You’ve got to stay alert these days if you want to keep up with the Republican Party. Actually, make that Republican parties.
The GOP is proceeding along two tracks — the headline track and the governing track. Which party will show up Aug. 6 for the first presidential debate? Or will both of them be onstage?
The headline track is driven largely by Donald Trump and the 2016 contestants trying to escape his shadow. It’s not pretty but from their standpoint it is necessary. They can’t afford to be subtle when there are 17 candidates (the tally as of Wednesday, when former Virginia governor Jim Gilmore filed his paperwork) and Fox News has decreed the first debate will be limited to the top 10 in national polls.

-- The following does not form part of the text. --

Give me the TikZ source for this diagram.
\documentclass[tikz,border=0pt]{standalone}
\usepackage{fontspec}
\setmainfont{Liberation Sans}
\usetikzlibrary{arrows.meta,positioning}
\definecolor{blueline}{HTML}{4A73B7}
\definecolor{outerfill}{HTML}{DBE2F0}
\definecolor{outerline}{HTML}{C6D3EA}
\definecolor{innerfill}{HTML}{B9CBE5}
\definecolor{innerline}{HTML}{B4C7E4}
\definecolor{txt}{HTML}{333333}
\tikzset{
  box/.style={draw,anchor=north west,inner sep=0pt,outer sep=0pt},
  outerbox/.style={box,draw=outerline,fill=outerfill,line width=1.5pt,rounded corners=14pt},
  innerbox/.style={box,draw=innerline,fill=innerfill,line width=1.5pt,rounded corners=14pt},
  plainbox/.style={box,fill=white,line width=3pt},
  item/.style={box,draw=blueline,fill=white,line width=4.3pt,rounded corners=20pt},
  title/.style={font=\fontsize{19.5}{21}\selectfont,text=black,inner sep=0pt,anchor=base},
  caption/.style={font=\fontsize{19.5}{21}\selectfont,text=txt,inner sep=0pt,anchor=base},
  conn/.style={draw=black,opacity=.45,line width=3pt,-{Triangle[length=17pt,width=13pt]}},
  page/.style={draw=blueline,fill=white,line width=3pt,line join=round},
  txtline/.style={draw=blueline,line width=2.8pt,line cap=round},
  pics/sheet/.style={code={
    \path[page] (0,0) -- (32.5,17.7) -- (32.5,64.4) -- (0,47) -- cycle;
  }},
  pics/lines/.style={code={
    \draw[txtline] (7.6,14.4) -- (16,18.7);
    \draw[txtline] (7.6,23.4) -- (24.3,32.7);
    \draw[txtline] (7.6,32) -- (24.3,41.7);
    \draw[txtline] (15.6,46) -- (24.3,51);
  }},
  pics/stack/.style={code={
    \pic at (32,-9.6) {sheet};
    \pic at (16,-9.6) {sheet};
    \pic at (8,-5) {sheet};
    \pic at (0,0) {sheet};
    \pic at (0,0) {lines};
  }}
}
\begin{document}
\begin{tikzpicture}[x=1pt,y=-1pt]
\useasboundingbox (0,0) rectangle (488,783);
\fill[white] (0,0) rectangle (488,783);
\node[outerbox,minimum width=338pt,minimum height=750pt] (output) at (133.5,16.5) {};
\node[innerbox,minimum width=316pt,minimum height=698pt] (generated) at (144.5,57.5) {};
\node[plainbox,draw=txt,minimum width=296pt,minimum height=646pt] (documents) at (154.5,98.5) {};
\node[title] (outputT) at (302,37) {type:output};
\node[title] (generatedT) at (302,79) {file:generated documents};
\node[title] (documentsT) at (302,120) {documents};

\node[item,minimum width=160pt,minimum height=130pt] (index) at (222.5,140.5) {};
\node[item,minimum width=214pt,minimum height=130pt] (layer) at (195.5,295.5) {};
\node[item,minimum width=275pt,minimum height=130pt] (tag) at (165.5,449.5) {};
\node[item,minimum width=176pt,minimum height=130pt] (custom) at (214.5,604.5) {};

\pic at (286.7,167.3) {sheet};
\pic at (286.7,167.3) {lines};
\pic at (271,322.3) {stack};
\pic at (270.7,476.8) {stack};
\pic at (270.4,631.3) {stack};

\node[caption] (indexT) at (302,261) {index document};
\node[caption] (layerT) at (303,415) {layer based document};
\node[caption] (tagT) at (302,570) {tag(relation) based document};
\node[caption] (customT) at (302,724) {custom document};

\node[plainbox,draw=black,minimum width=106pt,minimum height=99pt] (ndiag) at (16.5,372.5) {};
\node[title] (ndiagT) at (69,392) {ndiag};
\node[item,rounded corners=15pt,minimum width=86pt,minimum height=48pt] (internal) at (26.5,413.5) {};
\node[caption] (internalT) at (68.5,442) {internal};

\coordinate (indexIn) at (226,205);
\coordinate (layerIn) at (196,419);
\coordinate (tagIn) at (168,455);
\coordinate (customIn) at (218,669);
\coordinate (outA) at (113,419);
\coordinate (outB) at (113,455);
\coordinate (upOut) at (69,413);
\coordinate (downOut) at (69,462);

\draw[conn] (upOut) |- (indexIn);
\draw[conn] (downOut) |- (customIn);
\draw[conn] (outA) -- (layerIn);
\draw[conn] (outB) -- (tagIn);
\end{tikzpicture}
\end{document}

There’s also a Capitol Hill contingent on the headline track, and it’s more than just senators who are running for president. In fact, I was so riveted by a House conservative’s surprise attempt to oust Speaker John Boehner from his job that I nearly missed Trump calling former Alaska governor Sarah Palin “really a special person” — a ” tough and smart” special person — who might well turn up in his administration.
“Everybody loves her,” Trump said on Mama Grizzly Radio (“Sarah Palin news 24-7”). Well, maybe not everybody, he amended. “Like me, she’s got people that don’t exactly love us and we understand who they are and sort of forget about that.” To be precise, 58 percent of Americans don’t “exactly love” either of them. That was Palin’s unfavorable rating in a 2013 CNN poll and Trump’s in a CNN poll last week.
Former Arkansas governor Mike Huckabee has also been riveting lately, starting with his claim that President Obama, via his nuclear deal with Iran, “will take the Israelis and basically march them to the door of the oven.” Ditto Texas Sen. Ted Cruz, who said at a recent rally that “without exaggeration, the Obama administration will become the world’s leading state sponsor and financier of radical Islamic terrorism” as a result of the Iran deal.
Obama, asked about Huckabee’s comments at a news conference in Ethiopia, accused both Huckabee and Cruz of trying to steal headlines from Trump. To which Trump retorted, on Breitbart News, “He’s over in Africa and he’s talking about Trump. I think it sends a very weak and a very bad signal to the people he’s trying to impress.”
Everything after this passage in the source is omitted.